This article, written by Senior Technology Editor Dennis Denney, contains highlights of paper IPTC 17026, ’Massively Parallel Simulation of Production From Oceanic- Gas-Hydrate Deposits,’ by Matthew T. Reagan, SPE, George J. Moridis, SPE, Craig M. Freeman, SPE, Katie L. Boyle, and Noel D. Keen, Lawrence Berkeley National Laboratory, prepared for the 2013 International Petroleum Technology Conference, Beijing, 26-28 March. The paper has not been peer reviewed.
Large volumes of gas can be produced at high rates with conventional horizontal- or vertical-well configurations for long periods of time from some methane-hydrate accumulations by means of depressurization-induced dissociation. However, most assessments of hydrate production use simplified or reduced-scale 3D or 2D production simulations. This study used a message-passing-interface parallel code to make the first field-scale assessment of a large deep-ocean hydrate reservoir. Systems of up to 2.5 million gridblocks, running on thousands of supercomputing nodes, were required to simulate such a large system at the highest level of detail. The simulations begin to reveal the challenges inherent in producing from deep relatively cold systems with extensive water-bearing channels and connectivity to large aquifers.
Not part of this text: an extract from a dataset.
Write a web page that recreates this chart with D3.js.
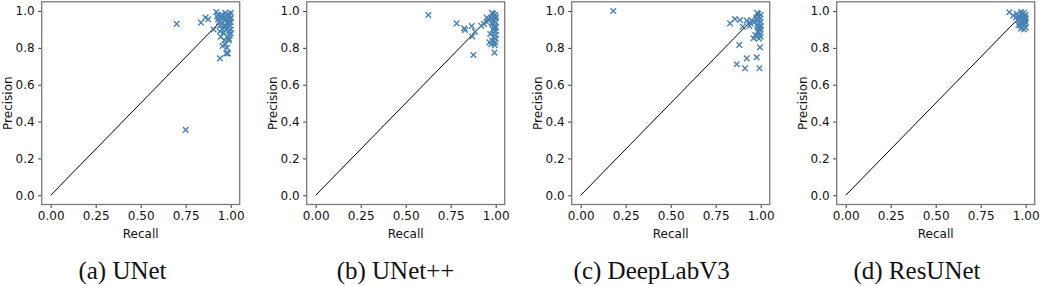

The main difficulties are water production and achieving depressurization.
Gas hydrates are solid crystalline com-pounds in which gas molecules occupy the lattices of ice-like crystal structures called hosts. Gas hydrates occur in the permafrost and in deep-ocean sediments, where the necessary conditions of low temperature and high pressure exist for their formation and stability. Most naturally occurring gas hydrates contain methane in abundance. Not all hydrates are desirable targets for production. Of the three possible methods of hydrate dissociation for gas production—depressurization, thermal stimulation, and use of inhibitors—depressurization appears to be the most efficient. Recent studies have indicated that, under certain conditions, gas can be produced from natural hydrate deposits at high rates over long periods of time by use of conventional technology. Earlier work focused on production from vertical wells, but more-recent studies show that horizontal wells are more productive and are easier to manage, if the technology is available.
The objective of this study was to use real geophysical data at the field scale to simulate a realistic 3D gas-hydrate reservoir. Previous studies focused on simple 2D modeling, 2D modeling with artificial heterogeneity, or extremely simplified (coarse-scale) 3D modeling. Through collaboration, Statoil provided real data on the geometry and geology of a known oceanic-hydrate system. The deposit is a layered system, approximately 7×5.5 km and 350 m thick. The hydrate is arranged in a series of high-permeability channels bounded by slightly-lower-permeability levees. The system is probably impermeable at the top and bottom boundaries, but may connect to an aquifer along the x–z face.